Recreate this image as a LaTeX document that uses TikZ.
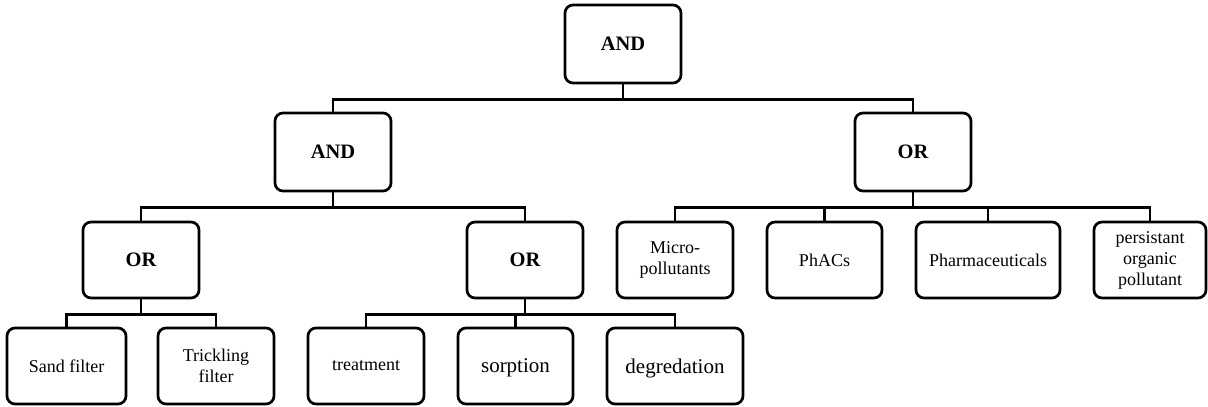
\documentclass[tikz,border=0pt]{standalone}
\usepackage{fontspec}
\setmainfont{Liberation Serif}
\begin{document}
\begin{tikzpicture}[x=1pt,y=-1pt,
  box/.style={draw, line width=2.7pt, rounded corners=8pt, align=center, inner sep=0pt,
    font=\fontsize{18}{21}\selectfont},
  bigbox/.style={box, font=\fontsize{21}{24}\selectfont, text depth=0pt},
  gate/.style={box, font=\fontsize{20.5}{24}\selectfont\bfseries},
  link/.style={line width=2.7pt, line join=miter}]
\useasboundingbox (0,0) rectangle (1208,407);
% level 1
\node[gate, minimum width=116pt, minimum height=78pt] (a0) at (623,44) {AND};
% level 2
\node[gate, minimum width=116pt, minimum height=78pt] (a1) at (333,152) {AND};
\node[gate, minimum width=116pt, minimum height=78pt] (o1) at (913,152) {OR};
% level 3
\node[gate, minimum width=116pt, minimum height=76pt] (o2) at (141,260) {OR};
\node[gate, minimum width=116pt, minimum height=76pt] (o3) at (525,260) {OR};
\node[box, minimum width=116pt, minimum height=76pt] (m1) at (675,260) {Micro-\\pollutants};
\node[box, minimum width=115pt, minimum height=76pt] (m2) at (824.5,260) {PhACs};
\node[box, minimum width=144pt, minimum height=76pt] (m3) at (988,260) {Pharmaceuticals};
\node[box, minimum width=112pt, minimum height=76pt] (m4) at (1150,260) {persistant\\organic\\pollutant};
% level 4
\node[box, minimum width=119pt, minimum height=76pt] (s1) at (66.5,366) {Sand filter};
\node[box, minimum width=116pt, minimum height=76pt] (s2) at (216,366) {Trickling\\filter};
\node[box, minimum width=116pt, minimum height=76pt] (t1) at (366,366) {treatment};
\node[bigbox, minimum width=115pt, minimum height=76pt] (t2) at (515.5,366) {sorption};
\node[bigbox, minimum width=136pt, minimum height=76pt] (t3) at (675,366) {degredation};
% connectors
\foreach \p/\c in {a0/a1, a0/o1, a1/o2, a1/o3, o1/m1, o1/m2, o1/m3, o1/m4, o2/s1, o2/s2, o3/t1, o3/t2, o3/t3}
  \draw[link] (\p.south) -- ++(0,15) -| (\c.north);
\end{tikzpicture}
\end{document}
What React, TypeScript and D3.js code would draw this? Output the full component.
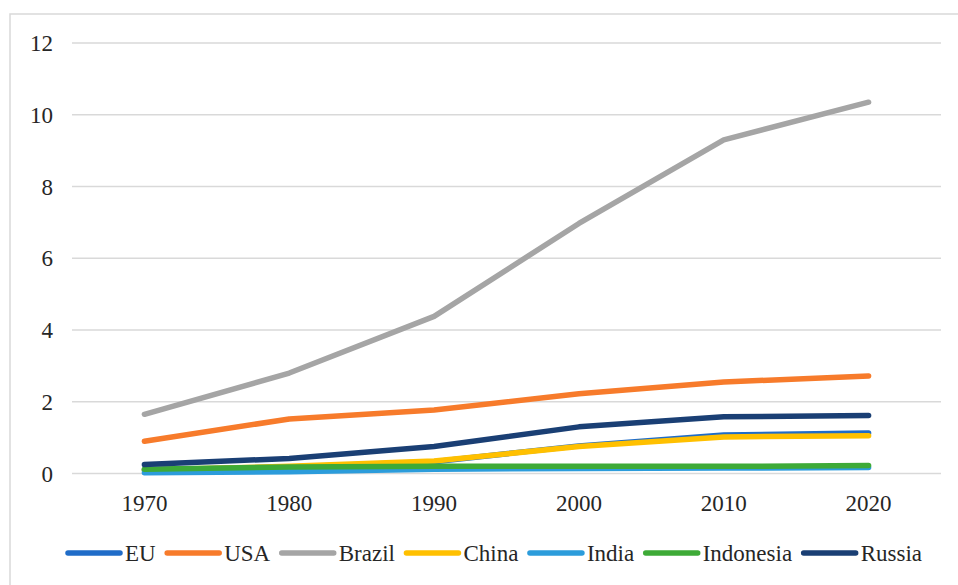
import React from "react";
import * as d3 from "d3";

const years = ["1970", "1980", "1990", "2000", "2010", "2020"];
const yTicks = [0, 2, 4, 6, 8, 10, 12];

const seriesNames = ["EU", "USA", "Brazil", "China", "India", "Indonesia", "Russia"];
const seriesColors = ["#1F6CC8", "#F77B2B", "#A5A5A5", "#FFC000", "#2C9CDB", "#3EAA37", "#1A3F74"];

const euValues = [0.1, 0.18, 0.33, 0.77, 1.07, 1.13];
const usaValues = [0.9, 1.52, 1.77, 2.22, 2.55, 2.72];
const brazilValues = [1.65, 2.8, 4.38, 6.97, 9.3, 10.35];
const chinaValues = [0.1, 0.2, 0.35, 0.75, 1.02, 1.05];
const indiaValues = [0.02, 0.05, 0.12, 0.14, 0.15, 0.17];
const indonesiaValues = [0.12, 0.18, 0.2, 0.2, 0.2, 0.22];
const russiaValues = [0.25, 0.42, 0.75, 1.3, 1.58, 1.62];

const seriesValues = [euValues, usaValues, brazilValues, chinaValues, indiaValues, indonesiaValues, russiaValues];

const W = 958;
const H = 585;
const FONT = '"Liberation Serif", "Times New Roman", serif';
const FS = 23;

function measure(text: string): number {
  const c = document.createElement("canvas");
  const ctx = c.getContext("2d");
  if (!ctx) return text.length * FS * 0.5;
  ctx.font = `${FS}px "Liberation Serif", serif`;
  return ctx.measureText(text).width;
}

const textStyle: React.CSSProperties = { fontFamily: FONT, fontSize: FS };

export default function App() {
  const x = d3.scalePoint<string>().domain(years).range([72, 941]).padding(0.5);
  const y = d3.scaleLinear().domain([0, 12]).range([473.5, 43]);
  const line = d3
    .line<number>()
    .x((_, i) => x(years[i]) as number)
    .y((v) => y(v));

  // legend layout, spread from x=66 to x=922
  const swatch = 56;
  const gapST = 3;
  const widths = seriesNames.map(measure);
  const used = widths.reduce((a, b) => a + b, 0) + seriesNames.length * (swatch + gapST);
  const gapTS = (922 - 66 - used) / (seriesNames.length - 1);
  let cursor = 66;
  const legendItems = seriesNames.map((name, i) => {
    const item = { name, color: seriesColors[i], x: cursor };
    cursor += swatch + gapST + widths[i] + gapTS;
    return item;
  });
  const legendY = 553;

  return (
    <svg
      width={W}
      height={H}
      style={{ position: "absolute", left: 0, top: 0, background: "#fff" }}
    >
      <rect x={10} y={14} width={960} height={600} fill="#fff" stroke="#d9d9d9" strokeWidth={1.5} />
      {yTicks.map((t) => (
        <g key={t}>
          <line x1={72} x2={941} y1={y(t)} y2={y(t)} stroke="#d9d9d9" strokeWidth={1.5} />
          <text x={53} y={y(t)} dy="0.35em" textAnchor="end" style={textStyle} fill="#262626">
            {t}
          </text>
        </g>
      ))}
      {years.map((yr) => (
        <text key={yr} x={x(yr)} y={503} dy="0.35em" textAnchor="middle" style={textStyle} fill="#262626">
          {yr}
        </text>
      ))}
      {seriesValues.map((vals, i) => (
        <path
          key={seriesNames[i]}
          d={line(vals) || ""}
          fill="none"
          stroke={seriesColors[i]}
          strokeWidth={5.5}
          strokeLinecap="round"
          strokeLinejoin="round"
        />
      ))}
      {legendItems.map((it) => (
        <g key={it.name}>
          <line
            x1={it.x + 2}
            x2={it.x + swatch - 2}
            y1={legendY}
            y2={legendY}
            stroke={it.color}
            strokeWidth={5.5}
            strokeLinecap="round"
          />
          <text x={it.x + swatch + gapST} y={legendY} dy="0.35em" style={textStyle} fill="#262626">
            {it.name}
          </text>
        </g>
      ))}
    </svg>
  );
}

____

WHAT TO DO -> Word for word, quote the lines above. Omit the pictures.

OUTPUT ->
Recreate this image as a LaTeX document that uses TikZ.
\documentclass[tikz,border=0pt]{standalone}
\usepackage{fontspec}
\setmainfont{Liberation Serif}
\begin{document}
\begin{tikzpicture}[x=1pt,y=-1pt,
  box/.style={draw, line width=2.7pt, rounded corners=8pt, align=center, inner sep=0pt,
    font=\fontsize{18}{21}\selectfont},
  bigbox/.style={box, font=\fontsize{21}{24}\selectfont, text depth=0pt},
  gate/.style={box, font=\fontsize{20.5}{24}\selectfont\bfseries},
  link/.style={line width=2.7pt, line join=miter}]
\useasboundingbox (0,0) rectangle (1208,407);
% level 1
\node[gate, minimum width=116pt, minimum height=78pt] (a0) at (623,44) {AND};
% level 2
\node[gate, minimum width=116pt, minimum height=78pt] (a1) at (333,152) {AND};
\node[gate, minimum width=116pt, minimum height=78pt] (o1) at (913,152) {OR};
% level 3
\node[gate, minimum width=116pt, minimum height=76pt] (o2) at (141,260) {OR};
\node[gate, minimum width=116pt, minimum height=76pt] (o3) at (525,260) {OR};
\node[box, minimum width=116pt, minimum height=76pt] (m1) at (675,260) {Micro-\\pollutants};
\node[box, minimum width=115pt, minimum height=76pt] (m2) at (824.5,260) {PhACs};
\node[box, minimum width=144pt, minimum height=76pt] (m3) at (988,260) {Pharmaceuticals};
\node[box, minimum width=112pt, minimum height=76pt] (m4) at (1150,260) {persistant\\organic\\pollutant};
% level 4
\node[box, minimum width=119pt, minimum height=76pt] (s1) at (66.5,366) {Sand filter};
\node[box, minimum width=116pt, minimum height=76pt] (s2) at (216,366) {Trickling\\filter};
\node[box, minimum width=116pt, minimum height=76pt] (t1) at (366,366) {treatment};
\node[bigbox, minimum width=115pt, minimum height=76pt] (t2) at (515.5,366) {sorption};
\node[bigbox, minimum width=136pt, minimum height=76pt] (t3) at (675,366) {degredation};
% connectors
\foreach \p/\c in {a0/a1, a0/o1, a1/o2, a1/o3, o1/m1, o1/m2, o1/m3, o1/m4, o2/s1, o2/s2, o3/t1, o3/t2, o3/t3}
  \draw[link] (\p.south) -- ++(0,15) -| (\c.north);
\end{tikzpicture}
\end{document}
What React, TypeScript and D3.js code would draw this? Output the full component.
import React from "react";
import * as d3 from "d3";

const years = ["1970", "1980", "1990", "2000", "2010", "2020"];
const yTicks = [0, 2, 4, 6, 8, 10, 12];

const seriesNames = ["EU", "USA", "Brazil", "China", "India", "Indonesia", "Russia"];
const seriesColors = ["#1F6CC8", "#F77B2B", "#A5A5A5", "#FFC000", "#2C9CDB", "#3EAA37", "#1A3F74"];

const euValues = [0.1, 0.18, 0.33, 0.77, 1.07, 1.13];
const usaValues = [0.9, 1.52, 1.77, 2.22, 2.55, 2.72];
const brazilValues = [1.65, 2.8, 4.38, 6.97, 9.3, 10.35];
const chinaValues = [0.1, 0.2, 0.35, 0.75, 1.02, 1.05];
const indiaValues = [0.02, 0.05, 0.12, 0.14, 0.15, 0.17];
const indonesiaValues = [0.12, 0.18, 0.2, 0.2, 0.2, 0.22];
const russiaValues = [0.25, 0.42, 0.75, 1.3, 1.58, 1.62];

const seriesValues = [euValues, usaValues, brazilValues, chinaValues, indiaValues, indonesiaValues, russiaValues];

const W = 958;
const H = 585;
const FONT = '"Liberation Serif", "Times New Roman", serif';
const FS = 23;

function measure(text: string): number {
  const c = document.createElement("canvas");
  const ctx = c.getContext("2d");
  if (!ctx) return text.length * FS * 0.5;
  ctx.font = `${FS}px "Liberation Serif", serif`;
  return ctx.measureText(text).width;
}

const textStyle: React.CSSProperties = { fontFamily: FONT, fontSize: FS };

export default function App() {
  const x = d3.scalePoint<string>().domain(years).range([72, 941]).padding(0.5);
  const y = d3.scaleLinear().domain([0, 12]).range([473.5, 43]);
  const line = d3
    .line<number>()
    .x((_, i) => x(years[i]) as number)
    .y((v) => y(v));

  // legend layout, spread from x=66 to x=922
  const swatch = 56;
  const gapST = 3;
  const widths = seriesNames.map(measure);
  const used = widths.reduce((a, b) => a + b, 0) + seriesNames.length * (swatch + gapST);
  const gapTS = (922 - 66 - used) / (seriesNames.length - 1);
  let cursor = 66;
  const legendItems = seriesNames.map((name, i) => {
    const item = { name, color: seriesColors[i], x: cursor };
    cursor += swatch + gapST + widths[i] + gapTS;
    return item;
  });
  const legendY = 553;

  return (
    <svg
      width={W}
      height={H}
      style={{ position: "absolute", left: 0, top: 0, background: "#fff" }}
    >
      <rect x={10} y={14} width={960} height={600} fill="#fff" stroke="#d9d9d9" strokeWidth={1.5} />
      {yTicks.map((t) => (
        <g key={t}>
          <line x1={72} x2={941} y1={y(t)} y2={y(t)} stroke="#d9d9d9" strokeWidth={1.5} />
          <text x={53} y={y(t)} dy="0.35em" textAnchor="end" style={textStyle} fill="#262626">
            {t}
          </text>
        </g>
      ))}
      {years.map((yr) => (
        <text key={yr} x={x(yr)} y={503} dy="0.35em" textAnchor="middle" style={textStyle} fill="#262626">
          {yr}
        </text>
      ))}
      {seriesValues.map((vals, i) => (
        <path
          key={seriesNames[i]}
          d={line(vals) || ""}
          fill="none"
          stroke={seriesColors[i]}
          strokeWidth={5.5}
          strokeLinecap="round"
          strokeLinejoin="round"
        />
      ))}
      {legendItems.map((it) => (
        <g key={it.name}>
          <line
            x1={it.x + 2}
            x2={it.x + swatch - 2}
            y1={legendY}
            y2={legendY}
            stroke={it.color}
            strokeWidth={5.5}
            strokeLinecap="round"
          />
          <text x={it.x + swatch + gapST} y={legendY} dy="0.35em" style={textStyle} fill="#262626">
            {it.name}
          </text>
        </g>
      ))}
    </svg>
  );
}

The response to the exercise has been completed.